── Information supplied ──

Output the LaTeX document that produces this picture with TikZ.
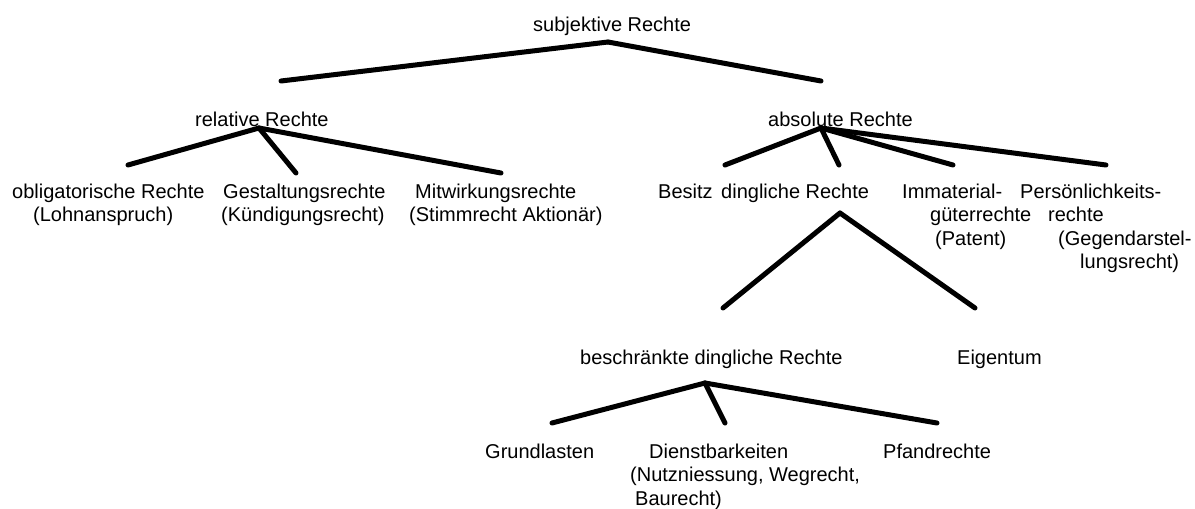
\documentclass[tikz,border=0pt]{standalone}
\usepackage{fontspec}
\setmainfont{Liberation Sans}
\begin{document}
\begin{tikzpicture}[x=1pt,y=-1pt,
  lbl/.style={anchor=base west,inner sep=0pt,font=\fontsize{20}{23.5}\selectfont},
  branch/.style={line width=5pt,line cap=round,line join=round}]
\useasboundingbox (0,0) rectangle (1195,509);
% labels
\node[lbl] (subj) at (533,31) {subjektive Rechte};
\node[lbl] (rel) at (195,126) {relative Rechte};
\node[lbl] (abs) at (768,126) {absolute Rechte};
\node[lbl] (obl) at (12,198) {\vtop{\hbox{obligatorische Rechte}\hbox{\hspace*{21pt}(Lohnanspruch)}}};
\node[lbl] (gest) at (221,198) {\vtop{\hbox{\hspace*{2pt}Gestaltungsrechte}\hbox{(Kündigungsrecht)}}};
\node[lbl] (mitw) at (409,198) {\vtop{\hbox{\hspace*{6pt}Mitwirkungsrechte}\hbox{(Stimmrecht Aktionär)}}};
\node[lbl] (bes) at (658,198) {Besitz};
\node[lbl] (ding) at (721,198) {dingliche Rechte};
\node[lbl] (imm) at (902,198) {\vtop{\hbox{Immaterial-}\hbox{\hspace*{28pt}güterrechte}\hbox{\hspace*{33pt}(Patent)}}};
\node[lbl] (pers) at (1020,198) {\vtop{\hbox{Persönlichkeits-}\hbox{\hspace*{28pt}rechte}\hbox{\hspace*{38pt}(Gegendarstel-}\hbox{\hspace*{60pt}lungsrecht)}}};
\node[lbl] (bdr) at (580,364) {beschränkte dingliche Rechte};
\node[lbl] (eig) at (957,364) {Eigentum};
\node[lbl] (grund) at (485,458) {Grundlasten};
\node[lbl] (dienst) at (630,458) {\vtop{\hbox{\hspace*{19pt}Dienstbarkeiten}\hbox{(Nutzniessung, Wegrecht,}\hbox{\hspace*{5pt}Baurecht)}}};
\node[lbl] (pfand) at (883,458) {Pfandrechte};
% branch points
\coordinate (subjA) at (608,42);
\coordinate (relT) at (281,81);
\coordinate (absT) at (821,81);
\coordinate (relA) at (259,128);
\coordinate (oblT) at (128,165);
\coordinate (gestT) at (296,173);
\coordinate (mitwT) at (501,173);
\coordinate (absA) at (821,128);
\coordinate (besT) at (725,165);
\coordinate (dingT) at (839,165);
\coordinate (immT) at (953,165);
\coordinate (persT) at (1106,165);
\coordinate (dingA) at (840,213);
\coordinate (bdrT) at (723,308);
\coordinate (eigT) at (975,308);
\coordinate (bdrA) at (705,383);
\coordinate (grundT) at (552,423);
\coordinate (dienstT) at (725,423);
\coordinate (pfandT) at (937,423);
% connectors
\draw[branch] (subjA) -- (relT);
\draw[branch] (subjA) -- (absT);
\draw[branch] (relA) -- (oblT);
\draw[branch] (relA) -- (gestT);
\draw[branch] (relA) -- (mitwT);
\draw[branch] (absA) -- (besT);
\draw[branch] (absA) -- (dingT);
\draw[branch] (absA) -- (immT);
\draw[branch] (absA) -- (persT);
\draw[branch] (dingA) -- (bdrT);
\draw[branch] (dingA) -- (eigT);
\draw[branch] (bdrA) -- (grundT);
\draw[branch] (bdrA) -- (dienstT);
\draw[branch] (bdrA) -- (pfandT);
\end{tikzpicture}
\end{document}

───

Transcribe the listing in full and omit the pictures.

Finished exercise =
Output the LaTeX document that produces this picture with TikZ.
\documentclass[tikz,border=0pt]{standalone}
\usepackage{fontspec}
\setmainfont{Liberation Sans}
\begin{document}
\begin{tikzpicture}[x=1pt,y=-1pt,
  lbl/.style={anchor=base west,inner sep=0pt,font=\fontsize{20}{23.5}\selectfont},
  branch/.style={line width=5pt,line cap=round,line join=round}]
\useasboundingbox (0,0) rectangle (1195,509);
% labels
\node[lbl] (subj) at (533,31) {subjektive Rechte};
\node[lbl] (rel) at (195,126) {relative Rechte};
\node[lbl] (abs) at (768,126) {absolute Rechte};
\node[lbl] (obl) at (12,198) {\vtop{\hbox{obligatorische Rechte}\hbox{\hspace*{21pt}(Lohnanspruch)}}};
\node[lbl] (gest) at (221,198) {\vtop{\hbox{\hspace*{2pt}Gestaltungsrechte}\hbox{(Kündigungsrecht)}}};
\node[lbl] (mitw) at (409,198) {\vtop{\hbox{\hspace*{6pt}Mitwirkungsrechte}\hbox{(Stimmrecht Aktionär)}}};
\node[lbl] (bes) at (658,198) {Besitz};
\node[lbl] (ding) at (721,198) {dingliche Rechte};
\node[lbl] (imm) at (902,198) {\vtop{\hbox{Immaterial-}\hbox{\hspace*{28pt}güterrechte}\hbox{\hspace*{33pt}(Patent)}}};
\node[lbl] (pers) at (1020,198) {\vtop{\hbox{Persönlichkeits-}\hbox{\hspace*{28pt}rechte}\hbox{\hspace*{38pt}(Gegendarstel-}\hbox{\hspace*{60pt}lungsrecht)}}};
\node[lbl] (bdr) at (580,364) {beschränkte dingliche Rechte};
\node[lbl] (eig) at (957,364) {Eigentum};
\node[lbl] (grund) at (485,458) {Grundlasten};
\node[lbl] (dienst) at (630,458) {\vtop{\hbox{\hspace*{19pt}Dienstbarkeiten}\hbox{(Nutzniessung, Wegrecht,}\hbox{\hspace*{5pt}Baurecht)}}};
\node[lbl] (pfand) at (883,458) {Pfandrechte};
% branch points
\coordinate (subjA) at (608,42);
\coordinate (relT) at (281,81);
\coordinate (absT) at (821,81);
\coordinate (relA) at (259,128);
\coordinate (oblT) at (128,165);
\coordinate (gestT) at (296,173);
\coordinate (mitwT) at (501,173);
\coordinate (absA) at (821,128);
\coordinate (besT) at (725,165);
\coordinate (dingT) at (839,165);
\coordinate (immT) at (953,165);
\coordinate (persT) at (1106,165);
\coordinate (dingA) at (840,213);
\coordinate (bdrT) at (723,308);
\coordinate (eigT) at (975,308);
\coordinate (bdrA) at (705,383);
\coordinate (grundT) at (552,423);
\coordinate (dienstT) at (725,423);
\coordinate (pfandT) at (937,423);
% connectors
\draw[branch] (subjA) -- (relT);
\draw[branch] (subjA) -- (absT);
\draw[branch] (relA) -- (oblT);
\draw[branch] (relA) -- (gestT);
\draw[branch] (relA) -- (mitwT);
\draw[branch] (absA) -- (besT);
\draw[branch] (absA) -- (dingT);
\draw[branch] (absA) -- (immT);
\draw[branch] (absA) -- (persT);
\draw[branch] (dingA) -- (bdrT);
\draw[branch] (dingA) -- (eigT);
\draw[branch] (bdrA) -- (grundT);
\draw[branch] (bdrA) -- (dienstT);
\draw[branch] (bdrA) -- (pfandT);
\end{tikzpicture}
\end{document}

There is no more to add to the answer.